_Material provided_.
┌──
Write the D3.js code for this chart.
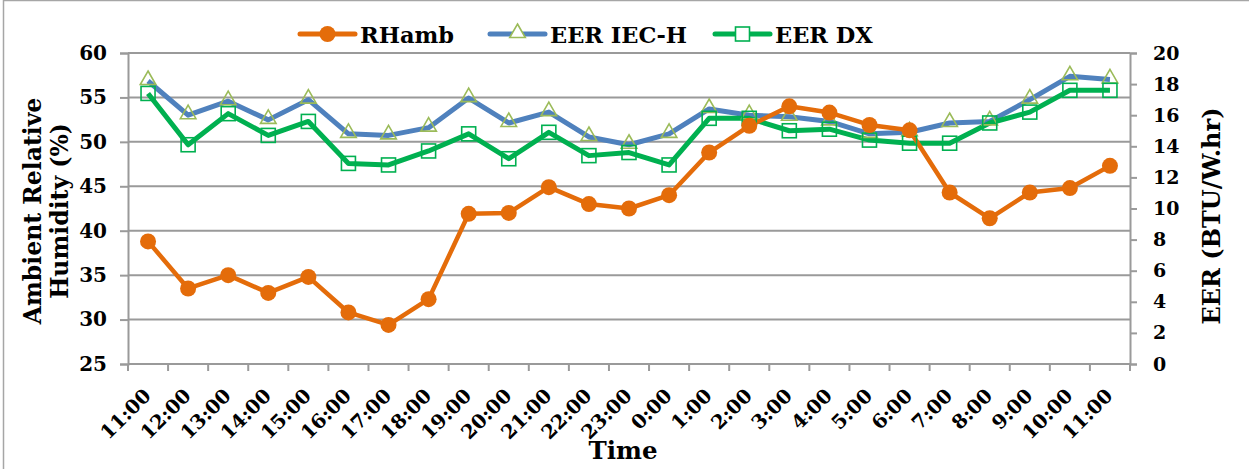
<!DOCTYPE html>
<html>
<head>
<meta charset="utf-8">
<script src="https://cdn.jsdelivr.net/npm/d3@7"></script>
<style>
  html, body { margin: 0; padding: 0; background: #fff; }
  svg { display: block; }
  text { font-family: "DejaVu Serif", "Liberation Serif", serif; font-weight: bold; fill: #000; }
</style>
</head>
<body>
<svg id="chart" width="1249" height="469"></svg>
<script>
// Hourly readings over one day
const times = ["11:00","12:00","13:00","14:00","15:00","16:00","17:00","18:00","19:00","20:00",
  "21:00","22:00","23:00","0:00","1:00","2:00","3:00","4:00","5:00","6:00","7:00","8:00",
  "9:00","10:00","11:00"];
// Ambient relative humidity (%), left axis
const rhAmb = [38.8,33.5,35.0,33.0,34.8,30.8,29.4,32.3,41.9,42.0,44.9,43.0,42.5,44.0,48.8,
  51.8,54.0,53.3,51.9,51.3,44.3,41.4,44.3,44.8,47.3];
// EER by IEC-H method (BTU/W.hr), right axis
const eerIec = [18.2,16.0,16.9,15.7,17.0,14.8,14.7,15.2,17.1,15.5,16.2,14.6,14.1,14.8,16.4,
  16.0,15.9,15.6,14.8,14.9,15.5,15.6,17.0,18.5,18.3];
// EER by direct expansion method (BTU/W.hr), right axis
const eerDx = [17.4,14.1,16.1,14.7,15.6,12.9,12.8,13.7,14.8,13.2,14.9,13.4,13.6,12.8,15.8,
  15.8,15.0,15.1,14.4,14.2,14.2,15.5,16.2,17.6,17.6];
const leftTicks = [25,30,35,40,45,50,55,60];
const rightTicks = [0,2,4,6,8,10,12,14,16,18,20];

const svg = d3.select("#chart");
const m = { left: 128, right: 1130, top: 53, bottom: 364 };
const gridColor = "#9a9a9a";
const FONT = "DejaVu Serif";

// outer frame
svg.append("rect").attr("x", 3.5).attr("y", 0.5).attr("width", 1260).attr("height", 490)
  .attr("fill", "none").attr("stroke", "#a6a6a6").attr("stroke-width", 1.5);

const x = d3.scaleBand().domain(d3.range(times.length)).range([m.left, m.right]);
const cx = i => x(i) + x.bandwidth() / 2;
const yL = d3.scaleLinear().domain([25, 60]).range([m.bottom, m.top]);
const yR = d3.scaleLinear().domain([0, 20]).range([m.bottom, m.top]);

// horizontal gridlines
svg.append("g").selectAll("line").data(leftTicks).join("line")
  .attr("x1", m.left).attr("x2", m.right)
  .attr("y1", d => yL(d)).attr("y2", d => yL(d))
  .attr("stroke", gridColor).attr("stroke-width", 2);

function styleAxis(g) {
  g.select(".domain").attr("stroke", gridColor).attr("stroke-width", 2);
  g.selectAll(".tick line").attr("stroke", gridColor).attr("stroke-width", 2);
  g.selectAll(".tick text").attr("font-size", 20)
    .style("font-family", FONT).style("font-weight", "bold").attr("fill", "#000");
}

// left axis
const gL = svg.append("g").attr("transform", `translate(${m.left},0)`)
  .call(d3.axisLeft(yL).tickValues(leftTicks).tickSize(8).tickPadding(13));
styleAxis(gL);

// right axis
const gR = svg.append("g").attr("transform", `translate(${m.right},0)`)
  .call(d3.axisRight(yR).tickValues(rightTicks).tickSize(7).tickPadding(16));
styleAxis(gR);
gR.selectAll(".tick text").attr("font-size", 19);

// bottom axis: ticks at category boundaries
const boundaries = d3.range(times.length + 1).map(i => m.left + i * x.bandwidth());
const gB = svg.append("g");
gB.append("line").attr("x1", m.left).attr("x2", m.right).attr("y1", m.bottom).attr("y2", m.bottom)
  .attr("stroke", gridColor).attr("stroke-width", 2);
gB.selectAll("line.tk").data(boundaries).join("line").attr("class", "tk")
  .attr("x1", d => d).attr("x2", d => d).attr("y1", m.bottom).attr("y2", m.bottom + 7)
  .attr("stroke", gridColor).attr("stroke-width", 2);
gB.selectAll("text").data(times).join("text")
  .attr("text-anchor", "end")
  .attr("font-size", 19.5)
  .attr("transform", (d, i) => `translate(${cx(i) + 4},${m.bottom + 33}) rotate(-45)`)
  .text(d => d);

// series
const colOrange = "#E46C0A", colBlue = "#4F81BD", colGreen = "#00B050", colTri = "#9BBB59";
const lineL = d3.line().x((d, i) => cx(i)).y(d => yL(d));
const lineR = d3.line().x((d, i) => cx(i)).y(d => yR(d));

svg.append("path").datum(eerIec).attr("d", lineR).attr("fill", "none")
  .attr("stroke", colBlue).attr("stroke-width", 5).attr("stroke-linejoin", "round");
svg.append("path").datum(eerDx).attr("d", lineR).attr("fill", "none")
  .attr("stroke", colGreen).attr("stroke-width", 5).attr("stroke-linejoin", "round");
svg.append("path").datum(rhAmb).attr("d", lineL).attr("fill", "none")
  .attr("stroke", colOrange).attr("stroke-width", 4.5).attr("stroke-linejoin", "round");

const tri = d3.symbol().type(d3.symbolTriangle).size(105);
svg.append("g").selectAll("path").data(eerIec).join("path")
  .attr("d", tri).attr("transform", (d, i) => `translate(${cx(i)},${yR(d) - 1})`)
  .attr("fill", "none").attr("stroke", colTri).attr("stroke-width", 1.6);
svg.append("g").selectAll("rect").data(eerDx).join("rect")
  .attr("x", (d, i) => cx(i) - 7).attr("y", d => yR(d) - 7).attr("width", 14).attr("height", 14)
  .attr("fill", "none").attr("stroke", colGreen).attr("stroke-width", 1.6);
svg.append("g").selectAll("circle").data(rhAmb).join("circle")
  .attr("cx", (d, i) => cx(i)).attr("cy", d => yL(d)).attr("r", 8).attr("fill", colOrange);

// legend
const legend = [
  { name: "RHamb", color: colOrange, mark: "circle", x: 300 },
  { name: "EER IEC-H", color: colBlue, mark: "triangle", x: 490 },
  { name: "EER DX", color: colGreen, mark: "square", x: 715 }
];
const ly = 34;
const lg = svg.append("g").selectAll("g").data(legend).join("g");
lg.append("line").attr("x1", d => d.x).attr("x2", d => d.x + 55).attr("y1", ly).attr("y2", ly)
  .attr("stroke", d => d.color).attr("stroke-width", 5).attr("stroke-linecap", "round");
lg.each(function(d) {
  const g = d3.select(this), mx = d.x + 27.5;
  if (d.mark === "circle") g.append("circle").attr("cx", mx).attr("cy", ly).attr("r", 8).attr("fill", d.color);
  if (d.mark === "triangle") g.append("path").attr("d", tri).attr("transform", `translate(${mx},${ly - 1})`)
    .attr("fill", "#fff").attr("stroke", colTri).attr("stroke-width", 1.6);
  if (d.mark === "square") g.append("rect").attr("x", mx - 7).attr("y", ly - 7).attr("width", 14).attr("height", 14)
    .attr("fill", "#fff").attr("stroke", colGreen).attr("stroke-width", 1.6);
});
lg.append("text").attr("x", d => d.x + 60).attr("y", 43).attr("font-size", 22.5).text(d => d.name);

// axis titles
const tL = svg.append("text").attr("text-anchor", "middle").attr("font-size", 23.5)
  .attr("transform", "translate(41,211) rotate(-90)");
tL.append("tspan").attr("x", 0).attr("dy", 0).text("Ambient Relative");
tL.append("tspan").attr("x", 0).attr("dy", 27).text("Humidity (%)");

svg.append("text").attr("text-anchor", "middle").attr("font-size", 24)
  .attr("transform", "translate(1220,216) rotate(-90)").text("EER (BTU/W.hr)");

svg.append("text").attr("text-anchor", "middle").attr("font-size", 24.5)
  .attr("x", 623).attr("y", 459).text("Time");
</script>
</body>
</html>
└──
_Written instruction_. Omit any images, then output the listing exactly.

_Solution for this task_.
Write the D3.js code for this chart.
<!DOCTYPE html>
<html>
<head>
<meta charset="utf-8">
<script src="https://cdn.jsdelivr.net/npm/d3@7"></script>
<style>
  html, body { margin: 0; padding: 0; background: #fff; }
  svg { display: block; }
  text { font-family: "DejaVu Serif", "Liberation Serif", serif; font-weight: bold; fill: #000; }
</style>
</head>
<body>
<svg id="chart" width="1249" height="469"></svg>
<script>
// Hourly readings over one day
const times = ["11:00","12:00","13:00","14:00","15:00","16:00","17:00","18:00","19:00","20:00",
  "21:00","22:00","23:00","0:00","1:00","2:00","3:00","4:00","5:00","6:00","7:00","8:00",
  "9:00","10:00","11:00"];
// Ambient relative humidity (%), left axis
const rhAmb = [38.8,33.5,35.0,33.0,34.8,30.8,29.4,32.3,41.9,42.0,44.9,43.0,42.5,44.0,48.8,
  51.8,54.0,53.3,51.9,51.3,44.3,41.4,44.3,44.8,47.3];
// EER by IEC-H method (BTU/W.hr), right axis
const eerIec = [18.2,16.0,16.9,15.7,17.0,14.8,14.7,15.2,17.1,15.5,16.2,14.6,14.1,14.8,16.4,
  16.0,15.9,15.6,14.8,14.9,15.5,15.6,17.0,18.5,18.3];
// EER by direct expansion method (BTU/W.hr), right axis
const eerDx = [17.4,14.1,16.1,14.7,15.6,12.9,12.8,13.7,14.8,13.2,14.9,13.4,13.6,12.8,15.8,
  15.8,15.0,15.1,14.4,14.2,14.2,15.5,16.2,17.6,17.6];
const leftTicks = [25,30,35,40,45,50,55,60];
const rightTicks = [0,2,4,6,8,10,12,14,16,18,20];

const svg = d3.select("#chart");
const m = { left: 128, right: 1130, top: 53, bottom: 364 };
const gridColor = "#9a9a9a";
const FONT = "DejaVu Serif";

// outer frame
svg.append("rect").attr("x", 3.5).attr("y", 0.5).attr("width", 1260).attr("height", 490)
  .attr("fill", "none").attr("stroke", "#a6a6a6").attr("stroke-width", 1.5);

const x = d3.scaleBand().domain(d3.range(times.length)).range([m.left, m.right]);
const cx = i => x(i) + x.bandwidth() / 2;
const yL = d3.scaleLinear().domain([25, 60]).range([m.bottom, m.top]);
const yR = d3.scaleLinear().domain([0, 20]).range([m.bottom, m.top]);

// horizontal gridlines
svg.append("g").selectAll("line").data(leftTicks).join("line")
  .attr("x1", m.left).attr("x2", m.right)
  .attr("y1", d => yL(d)).attr("y2", d => yL(d))
  .attr("stroke", gridColor).attr("stroke-width", 2);

function styleAxis(g) {
  g.select(".domain").attr("stroke", gridColor).attr("stroke-width", 2);
  g.selectAll(".tick line").attr("stroke", gridColor).attr("stroke-width", 2);
  g.selectAll(".tick text").attr("font-size", 20)
    .style("font-family", FONT).style("font-weight", "bold").attr("fill", "#000");
}

// left axis
const gL = svg.append("g").attr("transform", `translate(${m.left},0)`)
  .call(d3.axisLeft(yL).tickValues(leftTicks).tickSize(8).tickPadding(13));
styleAxis(gL);

// right axis
const gR = svg.append("g").attr("transform", `translate(${m.right},0)`)
  .call(d3.axisRight(yR).tickValues(rightTicks).tickSize(7).tickPadding(16));
styleAxis(gR);
gR.selectAll(".tick text").attr("font-size", 19);

// bottom axis: ticks at category boundaries
const boundaries = d3.range(times.length + 1).map(i => m.left + i * x.bandwidth());
const gB = svg.append("g");
gB.append("line").attr("x1", m.left).attr("x2", m.right).attr("y1", m.bottom).attr("y2", m.bottom)
  .attr("stroke", gridColor).attr("stroke-width", 2);
gB.selectAll("line.tk").data(boundaries).join("line").attr("class", "tk")
  .attr("x1", d => d).attr("x2", d => d).attr("y1", m.bottom).attr("y2", m.bottom + 7)
  .attr("stroke", gridColor).attr("stroke-width", 2);
gB.selectAll("text").data(times).join("text")
  .attr("text-anchor", "end")
  .attr("font-size", 19.5)
  .attr("transform", (d, i) => `translate(${cx(i) + 4},${m.bottom + 33}) rotate(-45)`)
  .text(d => d);

// series
const colOrange = "#E46C0A", colBlue = "#4F81BD", colGreen = "#00B050", colTri = "#9BBB59";
const lineL = d3.line().x((d, i) => cx(i)).y(d => yL(d));
const lineR = d3.line().x((d, i) => cx(i)).y(d => yR(d));

svg.append("path").datum(eerIec).attr("d", lineR).attr("fill", "none")
  .attr("stroke", colBlue).attr("stroke-width", 5).attr("stroke-linejoin", "round");
svg.append("path").datum(eerDx).attr("d", lineR).attr("fill", "none")
  .attr("stroke", colGreen).attr("stroke-width", 5).attr("stroke-linejoin", "round");
svg.append("path").datum(rhAmb).attr("d", lineL).attr("fill", "none")
  .attr("stroke", colOrange).attr("stroke-width", 4.5).attr("stroke-linejoin", "round");

const tri = d3.symbol().type(d3.symbolTriangle).size(105);
svg.append("g").selectAll("path").data(eerIec).join("path")
  .attr("d", tri).attr("transform", (d, i) => `translate(${cx(i)},${yR(d) - 1})`)
  .attr("fill", "none").attr("stroke", colTri).attr("stroke-width", 1.6);
svg.append("g").selectAll("rect").data(eerDx).join("rect")
  .attr("x", (d, i) => cx(i) - 7).attr("y", d => yR(d) - 7).attr("width", 14).attr("height", 14)
  .attr("fill", "none").attr("stroke", colGreen).attr("stroke-width", 1.6);
svg.append("g").selectAll("circle").data(rhAmb).join("circle")
  .attr("cx", (d, i) => cx(i)).attr("cy", d => yL(d)).attr("r", 8).attr("fill", colOrange);

// legend
const legend = [
  { name: "RHamb", color: colOrange, mark: "circle", x: 300 },
  { name: "EER IEC-H", color: colBlue, mark: "triangle", x: 490 },
  { name: "EER DX", color: colGreen, mark: "square", x: 715 }
];
const ly = 34;
const lg = svg.append("g").selectAll("g").data(legend).join("g");
lg.append("line").attr("x1", d => d.x).attr("x2", d => d.x + 55).attr("y1", ly).attr("y2", ly)
  .attr("stroke", d => d.color).attr("stroke-width", 5).attr("stroke-linecap", "round");
lg.each(function(d) {
  const g = d3.select(this), mx = d.x + 27.5;
  if (d.mark === "circle") g.append("circle").attr("cx", mx).attr("cy", ly).attr("r", 8).attr("fill", d.color);
  if (d.mark === "triangle") g.append("path").attr("d", tri).attr("transform", `translate(${mx},${ly - 1})`)
    .attr("fill", "#fff").attr("stroke", colTri).attr("stroke-width", 1.6);
  if (d.mark === "square") g.append("rect").attr("x", mx - 7).attr("y", ly - 7).attr("width", 14).attr("height", 14)
    .attr("fill", "#fff").attr("stroke", colGreen).attr("stroke-width", 1.6);
});
lg.append("text").attr("x", d => d.x + 60).attr("y", 43).attr("font-size", 22.5).text(d => d.name);

// axis titles
const tL = svg.append("text").attr("text-anchor", "middle").attr("font-size", 23.5)
  .attr("transform", "translate(41,211) rotate(-90)");
tL.append("tspan").attr("x", 0).attr("dy", 0).text("Ambient Relative");
tL.append("tspan").attr("x", 0).attr("dy", 27).text("Humidity (%)");

svg.append("text").attr("text-anchor", "middle").attr("font-size", 24)
  .attr("transform", "translate(1220,216) rotate(-90)").text("EER (BTU/W.hr)");

svg.append("text").attr("text-anchor", "middle").attr("font-size", 24.5)
  .attr("x", 623).attr("y", 459).text("Time");
</script>
</body>
</html>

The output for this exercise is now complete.